En Miami el ángel de la guarda es nicaragüense
Diego Urdaneta *
Miami.- Norita, así la llaman sus 817 niños. Aunque realmente no son sus niños, son los hijos estadounidenses de padres indocumentados a cargo de Nora Sándigo, una nicaragüense en Miami a quien no le alcanzan las horas del día para prestar ayuda a inmigrantes.
Los padres de estos niños saben que en cualquier momento pueden ser detenidos y deportados de Estados Unidos, donde se calcula que viven unos once millones de personas sin papeles.
Entra entonces en escena Sándigo: los padres firman documentos con ella para convertirla en guardiana legal de sus hijos.
“La gente se ha dado cuenta que de pronto los detenían e iban a parar a la cárcel y no sabían qué pasaba con los niños. Los niños podían quedarse en la escuela y no había quien los recogiera”, explica Sándigo, de 48 años, al frente desde hace dos décadas de la organización a favor de los inmigrantes Fraternidad Americana.
Solo dos de los 817 niños viven con Sándigo, casada y con dos hijos propios. Los demás viven aún con sus padres o han ido a parar a casa de familiares tras la deportación de sus progenitores, pero la activista ocupa sus días en procurar que no les falte nada, desde comida hasta atención médica.
Sándigo se apoya en una red de voluntarios para velar por los niños, ya que varios de ellos viven en otros estados fuera de Florida.
“A todos los he cargado” –
En 2008 Sándigo aceptó por primera vez ser guardiana de unos niños peruanos. Desde entonces no ha parado.
“A todos los he visto por lo menos una vez en la vida. A todos los he cargado y algunos que estaban chiquiticos ahora están grandes y los he vuelto a ver”, dice con los ojos húmedos.
Para poder atenderlos, recauda fondos a través de su organización, pero también usa sus ahorros.
“La gente viene a nosotros y creo que es un deber hacerlo, no tenemos alternativa, alguien tiene que hacerlo”, dice esta mujer a quien los niños llaman Norita.
“Tratamos de ayudar a todo el mundo.

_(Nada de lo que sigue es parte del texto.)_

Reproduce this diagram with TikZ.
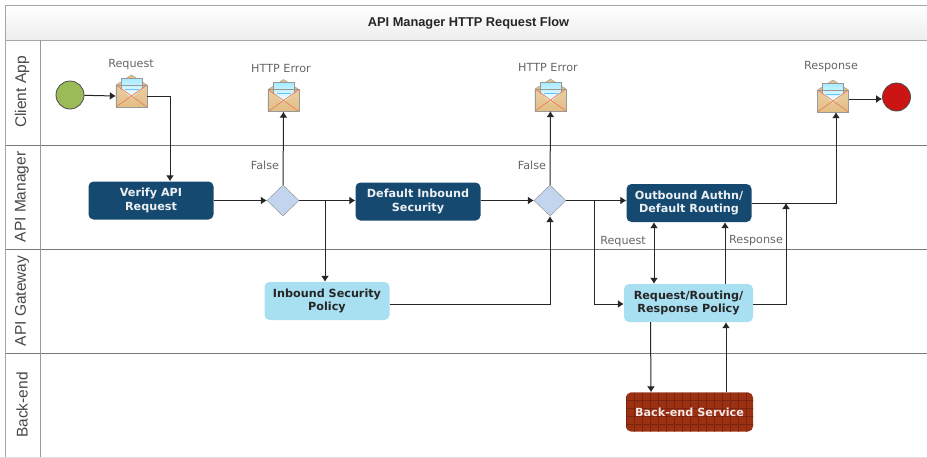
\documentclass[tikz,border=0pt]{standalone}
\usepackage{fontspec}
\setmainfont{Liberation Sans}
\newfontfamily\boxfont{DejaVu Sans}
\usetikzlibrary{shapes.geometric, arrows.meta, positioning, calc}
\definecolor{lanegray}{HTML}{7A7A7A}
\definecolor{labelgray}{HTML}{666666}
\definecolor{darkblue}{HTML}{15496F}
\definecolor{lightblue}{HTML}{A8DFF1}
\definecolor{brick}{HTML}{9C3013}
\definecolor{diamondblue}{HTML}{C3D5EE}
\definecolor{mailtan}{HTML}{E3BE85}
\definecolor{startgreen}{HTML}{9BBB59}
\definecolor{stopred}{HTML}{CC1414}
\tikzset{
  arrow/.style={-{Latex[length=6pt,width=8pt]},line width=1pt,draw=black!85},
  bothways/.style={arrow,{Latex[length=6pt,width=8pt]}-{Latex[length=6pt,width=8pt]}},
  lane/.style={draw=lanegray,line width=0.9pt},
  lanelabel/.style={rotate=90,font=\fontsize{15.5}{16}\selectfont,text=black!72},
  note/.style={font=\boxfont\fontsize{11.2}{12}\selectfont,text=labelgray},
  taskbox/.style={rectangle,rounded corners=5pt,minimum width=125pt,minimum height=38pt,align=center,
    inner sep=1pt,font=\boxfont\bfseries\fontsize{11.2}{13.5}\selectfont},
  outer/.style={taskbox,fill=darkblue,text=white!92!darkblue},
  policy/.style={taskbox,fill=lightblue,text=black!85},
  backend/.style={taskbox,fill=brick,text=white!88!brick,
    path picture={\foreach \i in {0,...,16}{\draw[black!22!brick,line width=0.6pt]
      ($(path picture bounding box.north west)+(\i*8pt,0)$) -- ++(0,-40pt);}
      \foreach \j in {0,...,5}{\draw[black!22!brick,line width=0.6pt]
      ($(path picture bounding box.north west)+(0,-\j*8pt)$) -- ++(130pt,0);}}},
  gateway/.style={diamond,draw=black!45,fill=diamondblue,minimum width=32pt,minimum height=31pt,inner sep=0pt},
  startevent/.style={circle,draw=black!70,fill=startgreen,minimum size=28pt,inner sep=0pt,line width=0.8pt},
  endevent/.style={circle,draw=black!70,fill=stopred,minimum size=28pt,inner sep=0pt,line width=0.8pt},
  mail/.style={rectangle,minimum width=31pt,minimum height=22pt,inner sep=0pt}
}
% envelope drawn on top of a named mail node
\newcommand{\envelope}[1]{
  \begin{scope}[shift={(#1.center)}]
    \fill[mailtan,draw=black!40] (-15.5,-11) -- (0,-21) -- (15.5,-11) -- (15.5,11) -- (-15.5,11) -- cycle;
    \shade[top color=blue!22!cyan!35!white,bottom color=white,draw=black!40] (-10.5,-18) rectangle (10.5,2);
    \draw[blue!40!cyan!60!white,line width=0.8pt] (-7,-11) -- (7,-11) (-7,-7) -- (7,-7);
    \shade[top color=mailtan!75!white,bottom color=mailtan] (-15.5,-11) -- (0,2) -- (15.5,-11) -- (15.5,11) -- (-15.5,11) -- cycle;
    \draw[red!30!mailtan,line width=0.8pt] (-15.5,-11) -- (15.5,11) (15.5,-11) -- (-15.5,11);
    \draw[black!40] (-15.5,-11) rectangle (15.5,11);
  \end{scope}
}

\begin{document}
\begin{tikzpicture}[x=1pt,y=-1pt]
\useasboundingbox (0,0) rectangle (927,458);

% Frame and lanes
\shade[top color=white,bottom color=black!7] (5,5) rectangle (927,40);
\draw[lane,black!35] (5,5) -- (927,5);
\draw[lane,black!35] (5,40) -- (927,40);
\draw[lane] (5,145) -- (927,145);
\draw[lane] (5,249) -- (927,249);
\draw[lane] (5,353) -- (927,353);
\draw[lane,black!35] (5,5) -- (5,458);
\draw[lane,black!40] (40,40) -- (40,458);
\draw[black!12] (0,457.5) -- (927,457.5);

% Title and lane names
\node (title) [font=\bfseries\fontsize{12.8}{13}\selectfont,text=black!85] at (468.5,23) {API Manager HTTP Request Flow};
\node (clientlane) [lanelabel] at (22,92) {Client App};
\node (managerlane) [lanelabel] at (22,197) {API Manager};
\node (gatewaylane) [lanelabel] at (22,301) {API Gateway};
\node (backendlane) [lanelabel] at (22,405) {Back-end};

% Client App
\node (start) [startevent] at (70,95) {};
\node (reqmail) [mail] at (131.5,96) {};
\node (errmaila) [mail] at (283.5,100.5) {};
\node (errmailb) [mail] at (550.5,100) {};
\node (respmail) [mail] at (833,101) {};
\node (stop) [endevent] at (896.5,97) {};
\envelope{reqmail}
\envelope{errmaila}
\envelope{errmailb}
\envelope{respmail}
\node (reqlabel) [note] at (131,65) {Request};
\node (erralabel) [note] at (281,68) {HTTP Error};
\node (errblabel) [note] at (548,67) {HTTP Error};
\node (resplabel) [note] at (831,67) {Response};

% API Manager
\node (verify) [outer] at (151,200.5) {Verify API\\Request};
\node (checka) [gateway] at (283,200.5) {};
\node (inbound) [outer] at (418,201.5) {Default Inbound\\Security};
\node (checkb) [gateway] at (550,200.5) {};
\node (outbound) [outer] at (689,203) {Outbound Authn/\\Default Routing};
\node (falsea) [note] at (265,165) {False};
\node (falseb) [note] at (532,165) {False};

% API Gateway
\node (secpolicy) [policy] at (327,301) {Inbound Security\\Policy};
\node (routing) [policy,minimum width=129pt] at (688.5,303) {Request/Routing/\\Response Policy};
\node (reqnote) [note] at (623,242) {Request};
\node (respnote) [note] at (756,241) {Response};

% Back-end
\node (service) [backend,minimum width=127pt,minimum height=39pt] at (689.5,412) {Back-end Service};

% Arrows
\coordinate (branchsec) at (325,200.5);
\coordinate (branchrout) at (594,200.5);
\coordinate (joinresp) at (786,203);
\draw [arrow] (start) -- (reqmail.west);
\draw [arrow] (reqmail.east) -| ([xshift=19pt]verify.north);
\draw [arrow] (verify) -- (checka);
\draw [arrow] (checka) -- (errmaila);
\draw [arrow] (checka) -- (checka -| inbound.west);
\draw [arrow] (branchsec) -- (branchsec |- secpolicy.north);
\draw [arrow] (checkb -| inbound.east) -- (checkb);
\draw [arrow] ([yshift=-3pt]secpolicy.east) -| (checkb.south);
\draw [arrow] (checkb) -- (errmailb);
\draw [arrow] (checkb) -- (checkb -| outbound.west);
\draw [arrow] (branchrout) |- ([yshift=-1pt]routing.west);
\draw [bothways] ([xshift=-35pt]outbound.south) -- ([xshift=-34.5pt]routing.north);
\draw [arrow] ([xshift=36.5pt]routing.north) -- ([xshift=36pt]outbound.south);
\draw [arrow] ([yshift=-1pt]routing.east) -| (joinresp);
\draw [arrow] (outbound.east) -| ([xshift=3pt]respmail.south);
\draw [arrow] ([yshift=2pt]respmail.east) -- ([yshift=2pt]respmail.east -| stop.west);
\draw [arrow] ([xshift=-38pt]routing.south) -- ([xshift=-38.5pt]service.north);
\draw [arrow] ([xshift=36.5pt]service.north) -- ([xshift=37.5pt]routing.south);

\end{tikzpicture}
\end{document}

No sabemos cómo decir que no”, señala el también nicaragüense Raymundo, casado con Sándigo desde hace siete años.
“No”, responde Sándigo tajantemente si se le pregunta si alguna vez se toma un descanso. “¿Cómo ver tanta desgracia y cerrar los ojos y no hacer nada?”, dice, ella misma inmigrante llegada a Estados Unidos en 1988.

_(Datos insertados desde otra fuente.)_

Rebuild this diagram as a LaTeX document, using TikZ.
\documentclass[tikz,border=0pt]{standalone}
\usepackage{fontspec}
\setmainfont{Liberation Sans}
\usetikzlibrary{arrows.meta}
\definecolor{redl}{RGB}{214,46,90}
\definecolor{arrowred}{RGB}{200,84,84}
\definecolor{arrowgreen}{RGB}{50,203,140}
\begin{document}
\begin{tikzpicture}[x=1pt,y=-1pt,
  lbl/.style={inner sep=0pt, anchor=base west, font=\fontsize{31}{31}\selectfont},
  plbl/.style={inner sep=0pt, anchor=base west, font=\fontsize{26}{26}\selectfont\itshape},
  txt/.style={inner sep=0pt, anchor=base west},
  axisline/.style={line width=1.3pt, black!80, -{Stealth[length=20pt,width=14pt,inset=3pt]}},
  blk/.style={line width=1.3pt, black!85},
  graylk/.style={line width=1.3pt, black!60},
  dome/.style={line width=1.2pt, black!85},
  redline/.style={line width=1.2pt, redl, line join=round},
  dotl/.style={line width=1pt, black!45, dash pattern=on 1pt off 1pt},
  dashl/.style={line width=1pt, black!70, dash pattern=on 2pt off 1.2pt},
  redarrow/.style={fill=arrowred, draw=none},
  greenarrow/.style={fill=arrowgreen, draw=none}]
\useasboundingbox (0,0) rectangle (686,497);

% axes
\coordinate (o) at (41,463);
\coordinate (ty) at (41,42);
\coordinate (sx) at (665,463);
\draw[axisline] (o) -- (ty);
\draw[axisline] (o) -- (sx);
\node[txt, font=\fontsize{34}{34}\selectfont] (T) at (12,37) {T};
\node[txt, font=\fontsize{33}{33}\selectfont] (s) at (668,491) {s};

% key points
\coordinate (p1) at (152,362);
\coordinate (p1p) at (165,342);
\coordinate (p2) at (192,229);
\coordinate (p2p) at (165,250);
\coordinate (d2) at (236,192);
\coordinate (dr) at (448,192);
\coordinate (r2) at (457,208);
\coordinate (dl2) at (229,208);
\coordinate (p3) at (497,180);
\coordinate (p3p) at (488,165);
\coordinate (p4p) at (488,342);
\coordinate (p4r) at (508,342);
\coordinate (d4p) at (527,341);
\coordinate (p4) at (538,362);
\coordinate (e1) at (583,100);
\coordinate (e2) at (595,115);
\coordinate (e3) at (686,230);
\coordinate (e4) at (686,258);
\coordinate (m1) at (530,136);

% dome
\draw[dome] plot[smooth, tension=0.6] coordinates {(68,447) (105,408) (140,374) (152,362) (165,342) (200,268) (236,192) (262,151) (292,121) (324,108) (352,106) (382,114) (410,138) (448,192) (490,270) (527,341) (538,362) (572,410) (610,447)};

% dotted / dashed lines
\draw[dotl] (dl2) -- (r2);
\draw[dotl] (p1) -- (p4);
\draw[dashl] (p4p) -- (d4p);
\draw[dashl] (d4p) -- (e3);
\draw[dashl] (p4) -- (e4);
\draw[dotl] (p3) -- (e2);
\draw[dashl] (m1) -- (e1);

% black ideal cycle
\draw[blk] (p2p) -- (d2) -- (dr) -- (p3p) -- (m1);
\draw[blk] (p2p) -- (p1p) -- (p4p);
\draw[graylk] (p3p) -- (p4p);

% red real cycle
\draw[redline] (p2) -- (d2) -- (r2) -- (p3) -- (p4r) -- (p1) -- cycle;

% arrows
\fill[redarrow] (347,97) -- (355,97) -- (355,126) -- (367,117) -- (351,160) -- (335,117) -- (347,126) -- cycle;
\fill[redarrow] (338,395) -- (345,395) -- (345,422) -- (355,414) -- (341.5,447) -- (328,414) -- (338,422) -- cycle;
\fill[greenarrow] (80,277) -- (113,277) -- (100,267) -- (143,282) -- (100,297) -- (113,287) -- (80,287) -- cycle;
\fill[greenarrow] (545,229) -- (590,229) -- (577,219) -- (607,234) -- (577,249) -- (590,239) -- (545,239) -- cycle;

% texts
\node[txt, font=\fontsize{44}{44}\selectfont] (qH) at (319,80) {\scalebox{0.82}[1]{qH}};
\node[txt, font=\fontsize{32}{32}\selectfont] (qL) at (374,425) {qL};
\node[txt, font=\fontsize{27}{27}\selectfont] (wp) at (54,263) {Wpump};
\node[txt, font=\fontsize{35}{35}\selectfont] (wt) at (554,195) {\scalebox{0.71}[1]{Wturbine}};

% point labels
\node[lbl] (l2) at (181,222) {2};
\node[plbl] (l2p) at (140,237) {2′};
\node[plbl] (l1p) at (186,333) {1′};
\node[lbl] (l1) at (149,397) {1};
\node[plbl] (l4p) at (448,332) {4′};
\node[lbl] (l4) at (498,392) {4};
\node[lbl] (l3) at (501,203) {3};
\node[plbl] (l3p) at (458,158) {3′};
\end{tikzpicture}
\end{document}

Sándigo comenzó la jornada del martes organizando cajas con comida que irá repartiendo junto a su esposo a lo largo del día.
Pero su actividad es interrumpida. Toca a la puerta una familia con una bebé pidiendo ayuda.

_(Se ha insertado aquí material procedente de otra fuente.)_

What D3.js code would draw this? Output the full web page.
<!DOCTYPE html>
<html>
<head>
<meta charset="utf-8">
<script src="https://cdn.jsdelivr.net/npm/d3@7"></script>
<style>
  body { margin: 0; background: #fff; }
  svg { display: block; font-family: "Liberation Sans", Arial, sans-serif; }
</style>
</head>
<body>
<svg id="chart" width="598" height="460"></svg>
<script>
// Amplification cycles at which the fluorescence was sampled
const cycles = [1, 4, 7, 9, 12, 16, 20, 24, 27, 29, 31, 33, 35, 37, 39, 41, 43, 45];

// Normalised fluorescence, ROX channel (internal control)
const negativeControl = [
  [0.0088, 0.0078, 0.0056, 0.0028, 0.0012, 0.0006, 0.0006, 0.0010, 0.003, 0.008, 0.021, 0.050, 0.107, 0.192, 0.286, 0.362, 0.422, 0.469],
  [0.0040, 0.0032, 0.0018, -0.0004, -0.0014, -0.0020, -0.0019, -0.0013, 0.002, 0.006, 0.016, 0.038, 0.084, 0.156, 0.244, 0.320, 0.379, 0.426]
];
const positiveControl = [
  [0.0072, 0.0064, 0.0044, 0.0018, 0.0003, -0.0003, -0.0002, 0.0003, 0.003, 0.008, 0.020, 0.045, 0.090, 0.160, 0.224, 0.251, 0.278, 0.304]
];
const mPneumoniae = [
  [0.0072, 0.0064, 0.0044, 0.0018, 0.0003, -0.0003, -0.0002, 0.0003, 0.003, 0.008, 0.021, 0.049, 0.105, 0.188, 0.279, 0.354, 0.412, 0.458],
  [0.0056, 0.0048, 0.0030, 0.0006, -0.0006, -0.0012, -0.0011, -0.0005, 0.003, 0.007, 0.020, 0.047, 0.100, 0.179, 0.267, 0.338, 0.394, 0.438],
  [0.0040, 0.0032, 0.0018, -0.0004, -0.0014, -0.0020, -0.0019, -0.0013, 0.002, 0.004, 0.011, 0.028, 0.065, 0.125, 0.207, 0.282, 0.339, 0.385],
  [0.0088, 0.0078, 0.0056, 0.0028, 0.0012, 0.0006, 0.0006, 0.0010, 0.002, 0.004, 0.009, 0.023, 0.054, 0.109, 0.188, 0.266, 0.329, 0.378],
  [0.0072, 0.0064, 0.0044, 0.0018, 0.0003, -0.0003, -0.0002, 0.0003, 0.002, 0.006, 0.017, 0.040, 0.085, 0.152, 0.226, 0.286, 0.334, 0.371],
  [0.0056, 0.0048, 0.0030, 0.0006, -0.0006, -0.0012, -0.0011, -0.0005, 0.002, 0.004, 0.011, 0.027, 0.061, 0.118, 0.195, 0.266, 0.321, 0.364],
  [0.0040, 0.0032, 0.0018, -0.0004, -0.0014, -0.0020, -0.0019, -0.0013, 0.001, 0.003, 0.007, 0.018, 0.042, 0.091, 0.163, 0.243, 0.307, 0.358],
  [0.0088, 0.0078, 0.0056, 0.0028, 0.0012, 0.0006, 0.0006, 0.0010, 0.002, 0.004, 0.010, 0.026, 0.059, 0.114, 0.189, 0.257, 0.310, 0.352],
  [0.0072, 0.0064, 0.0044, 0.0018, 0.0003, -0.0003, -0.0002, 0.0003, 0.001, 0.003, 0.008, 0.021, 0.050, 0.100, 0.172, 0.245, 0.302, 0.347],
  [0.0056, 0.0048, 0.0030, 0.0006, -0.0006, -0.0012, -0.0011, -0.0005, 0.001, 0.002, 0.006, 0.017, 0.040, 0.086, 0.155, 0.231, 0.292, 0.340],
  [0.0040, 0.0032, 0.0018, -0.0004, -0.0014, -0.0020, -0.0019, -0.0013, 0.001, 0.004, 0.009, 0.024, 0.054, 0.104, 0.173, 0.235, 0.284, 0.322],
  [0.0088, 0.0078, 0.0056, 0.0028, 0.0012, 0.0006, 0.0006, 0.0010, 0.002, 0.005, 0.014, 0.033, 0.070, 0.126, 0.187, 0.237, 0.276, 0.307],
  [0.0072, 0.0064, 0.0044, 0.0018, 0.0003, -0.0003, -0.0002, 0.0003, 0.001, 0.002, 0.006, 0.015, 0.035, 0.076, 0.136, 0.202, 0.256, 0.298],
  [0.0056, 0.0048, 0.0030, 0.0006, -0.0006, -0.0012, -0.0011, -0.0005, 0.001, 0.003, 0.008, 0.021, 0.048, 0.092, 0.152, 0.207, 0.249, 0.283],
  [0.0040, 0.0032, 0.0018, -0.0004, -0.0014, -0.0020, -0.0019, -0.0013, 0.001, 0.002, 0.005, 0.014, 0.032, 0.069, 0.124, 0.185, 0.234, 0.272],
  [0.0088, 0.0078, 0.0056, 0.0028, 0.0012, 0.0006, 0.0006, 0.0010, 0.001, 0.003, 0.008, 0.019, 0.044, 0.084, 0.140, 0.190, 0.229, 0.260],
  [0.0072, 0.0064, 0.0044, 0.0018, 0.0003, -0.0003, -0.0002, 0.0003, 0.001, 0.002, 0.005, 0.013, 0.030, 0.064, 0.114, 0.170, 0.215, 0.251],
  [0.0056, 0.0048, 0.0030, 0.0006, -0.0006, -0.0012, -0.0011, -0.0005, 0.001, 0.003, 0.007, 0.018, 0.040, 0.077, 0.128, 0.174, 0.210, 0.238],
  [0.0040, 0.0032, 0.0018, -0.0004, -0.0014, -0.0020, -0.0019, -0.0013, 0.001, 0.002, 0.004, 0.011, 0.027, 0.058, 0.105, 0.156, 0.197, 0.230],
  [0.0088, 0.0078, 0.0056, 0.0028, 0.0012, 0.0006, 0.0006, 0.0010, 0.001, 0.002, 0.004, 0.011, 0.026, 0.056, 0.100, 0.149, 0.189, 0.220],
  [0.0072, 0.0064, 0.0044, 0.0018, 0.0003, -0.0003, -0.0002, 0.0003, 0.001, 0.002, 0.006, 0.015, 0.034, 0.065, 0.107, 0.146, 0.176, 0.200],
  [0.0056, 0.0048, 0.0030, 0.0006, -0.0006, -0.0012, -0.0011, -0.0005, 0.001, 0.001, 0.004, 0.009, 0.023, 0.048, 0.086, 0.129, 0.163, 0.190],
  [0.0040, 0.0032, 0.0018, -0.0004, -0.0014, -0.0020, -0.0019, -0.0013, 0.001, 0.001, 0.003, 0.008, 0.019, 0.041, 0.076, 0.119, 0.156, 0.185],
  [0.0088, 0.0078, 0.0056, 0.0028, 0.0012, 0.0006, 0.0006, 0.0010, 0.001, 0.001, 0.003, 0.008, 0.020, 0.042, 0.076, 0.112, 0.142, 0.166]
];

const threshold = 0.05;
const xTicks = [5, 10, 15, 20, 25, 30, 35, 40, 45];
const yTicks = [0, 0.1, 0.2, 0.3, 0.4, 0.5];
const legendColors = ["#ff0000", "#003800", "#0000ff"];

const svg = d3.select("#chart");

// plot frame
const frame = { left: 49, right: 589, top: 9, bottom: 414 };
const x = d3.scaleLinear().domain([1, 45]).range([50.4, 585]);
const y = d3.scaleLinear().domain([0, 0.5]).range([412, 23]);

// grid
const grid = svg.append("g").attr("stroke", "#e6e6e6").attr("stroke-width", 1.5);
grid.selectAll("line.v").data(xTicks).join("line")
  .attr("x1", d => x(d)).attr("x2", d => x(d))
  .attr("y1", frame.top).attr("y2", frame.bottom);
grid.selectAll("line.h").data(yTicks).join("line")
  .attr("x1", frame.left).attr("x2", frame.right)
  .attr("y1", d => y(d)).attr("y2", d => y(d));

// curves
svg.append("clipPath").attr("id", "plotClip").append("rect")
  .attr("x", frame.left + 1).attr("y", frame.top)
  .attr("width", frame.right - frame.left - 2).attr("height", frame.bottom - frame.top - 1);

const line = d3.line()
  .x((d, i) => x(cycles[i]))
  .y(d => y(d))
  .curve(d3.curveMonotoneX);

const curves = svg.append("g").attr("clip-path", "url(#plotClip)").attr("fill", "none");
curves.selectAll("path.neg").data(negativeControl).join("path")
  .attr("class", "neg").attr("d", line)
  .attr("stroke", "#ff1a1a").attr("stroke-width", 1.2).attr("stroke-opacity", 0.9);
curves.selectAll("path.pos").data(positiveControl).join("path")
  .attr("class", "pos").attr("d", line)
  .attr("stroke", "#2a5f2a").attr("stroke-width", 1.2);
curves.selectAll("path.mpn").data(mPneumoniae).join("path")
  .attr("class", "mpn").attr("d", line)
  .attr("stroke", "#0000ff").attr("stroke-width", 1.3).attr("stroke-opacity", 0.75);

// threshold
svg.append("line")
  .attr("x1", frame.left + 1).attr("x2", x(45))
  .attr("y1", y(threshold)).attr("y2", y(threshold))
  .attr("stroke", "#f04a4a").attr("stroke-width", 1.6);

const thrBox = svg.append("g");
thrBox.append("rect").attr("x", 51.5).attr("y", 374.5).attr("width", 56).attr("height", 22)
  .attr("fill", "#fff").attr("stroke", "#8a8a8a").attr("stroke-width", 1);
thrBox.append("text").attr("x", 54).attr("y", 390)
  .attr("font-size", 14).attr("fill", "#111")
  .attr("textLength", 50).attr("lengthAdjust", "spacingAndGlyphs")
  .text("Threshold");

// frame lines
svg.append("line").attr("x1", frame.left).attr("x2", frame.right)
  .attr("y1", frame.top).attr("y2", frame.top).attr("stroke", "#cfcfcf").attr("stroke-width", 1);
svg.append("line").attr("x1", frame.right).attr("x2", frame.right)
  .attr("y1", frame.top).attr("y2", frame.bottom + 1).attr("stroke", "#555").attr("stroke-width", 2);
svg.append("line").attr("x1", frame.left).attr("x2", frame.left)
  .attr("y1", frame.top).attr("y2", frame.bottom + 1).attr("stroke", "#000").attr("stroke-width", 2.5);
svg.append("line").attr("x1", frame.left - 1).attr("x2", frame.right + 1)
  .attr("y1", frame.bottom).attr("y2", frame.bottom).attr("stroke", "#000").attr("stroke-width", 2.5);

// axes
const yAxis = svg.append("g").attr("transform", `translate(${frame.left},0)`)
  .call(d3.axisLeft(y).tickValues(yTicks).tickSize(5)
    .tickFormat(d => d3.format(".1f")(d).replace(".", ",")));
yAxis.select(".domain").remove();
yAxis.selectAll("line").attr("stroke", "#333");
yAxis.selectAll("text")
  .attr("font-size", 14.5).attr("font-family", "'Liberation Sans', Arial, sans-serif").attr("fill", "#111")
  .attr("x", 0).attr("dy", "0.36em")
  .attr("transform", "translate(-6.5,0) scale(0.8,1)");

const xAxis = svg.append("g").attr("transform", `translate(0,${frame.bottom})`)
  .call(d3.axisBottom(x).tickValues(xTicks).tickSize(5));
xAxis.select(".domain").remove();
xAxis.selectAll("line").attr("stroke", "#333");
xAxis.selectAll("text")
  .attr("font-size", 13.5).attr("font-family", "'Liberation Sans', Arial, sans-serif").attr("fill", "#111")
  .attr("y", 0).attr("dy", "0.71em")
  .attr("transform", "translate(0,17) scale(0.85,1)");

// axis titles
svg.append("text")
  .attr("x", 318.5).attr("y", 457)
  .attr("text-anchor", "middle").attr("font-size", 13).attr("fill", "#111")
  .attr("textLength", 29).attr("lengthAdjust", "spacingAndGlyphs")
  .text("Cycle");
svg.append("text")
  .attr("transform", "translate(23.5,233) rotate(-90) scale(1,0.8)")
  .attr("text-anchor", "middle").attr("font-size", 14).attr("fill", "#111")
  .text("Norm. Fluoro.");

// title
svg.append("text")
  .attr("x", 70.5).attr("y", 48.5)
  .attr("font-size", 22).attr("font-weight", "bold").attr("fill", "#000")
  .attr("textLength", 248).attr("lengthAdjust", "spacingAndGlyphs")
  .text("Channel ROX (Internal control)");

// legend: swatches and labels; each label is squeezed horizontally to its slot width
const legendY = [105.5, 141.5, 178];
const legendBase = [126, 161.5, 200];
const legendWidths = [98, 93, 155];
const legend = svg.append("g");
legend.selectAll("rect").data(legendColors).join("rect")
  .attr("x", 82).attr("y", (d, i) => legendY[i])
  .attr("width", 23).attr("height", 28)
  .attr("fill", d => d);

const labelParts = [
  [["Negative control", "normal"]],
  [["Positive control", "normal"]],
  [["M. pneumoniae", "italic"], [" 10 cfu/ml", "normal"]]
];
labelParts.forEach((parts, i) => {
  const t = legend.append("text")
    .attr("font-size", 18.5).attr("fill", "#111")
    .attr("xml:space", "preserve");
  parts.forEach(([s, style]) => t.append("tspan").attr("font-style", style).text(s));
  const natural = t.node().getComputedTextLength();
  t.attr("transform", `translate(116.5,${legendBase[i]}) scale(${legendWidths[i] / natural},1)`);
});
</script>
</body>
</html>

La pareja tiene otra hija de once años en México y no ha podido traerla a Estados Unidos. Quiere que Sándigo envíe una carta a la embajada mexicana para abogar por la niña.
Sándigo le toma las manos a la madre mientras le cuenta el caso. Llora con ella y la abraza. “Vamos a hacer todo lo que sea necesario”, intenta tranquilizarla.
“Solo veo el lado humano” –
Una hora más tarde, Sándigo se encuentra en la humilde casa de Miami Beach de una madre nicaragüense indocumentada. Sus cuatro hijos están desde hace tres años bajo el cuidado de la activista, quien les lleva comida una vez por semana.
Antes de meter alimentos en el frigorífico, Sándigo muestra que está vacío.
“Muchas veces aun teniendo la mamá o el papá, aquí la gente está en una situación muy difícil económicamente”, lamenta.
“Gracias a Dios, que pone personas tan buenas en el camino”, dice Marta Pineda, otra madre indocumentada, de Guatemala, que se acercó a la casa de Miami Beach cuando se enteró que vendría Sándigo, guardiana de dos de sus hijos.
“Es una desgracia lo que pasa, el destrozar familias, es injusto, no debería suceder y mucho menos en este país”, critica Sándigo, quien en el pasado intentó sin éxito que la Corte Suprema detuviera las deportaciones de padres de niños estadounidenses.
“La gente no ve el lado humano de esta situación. Yo solo veo ese lado”, dice, al confesar que estos años han tenido un fuerte costo emocional.
El sueño de la activista es comprar un edificio donde albergar a familiares de personas deportadas y facilitarles abogados, médicos y sicólogos.
“Si hubiera más ‘Noritas’ pudiéramos hacer mucho más”, concluye, antes de caminar hacia un parque en Miami Beach para jugar con varios de sus protegidos. Pero solo unos minutos: otros pequeños la esperan en otro rincón de Miami.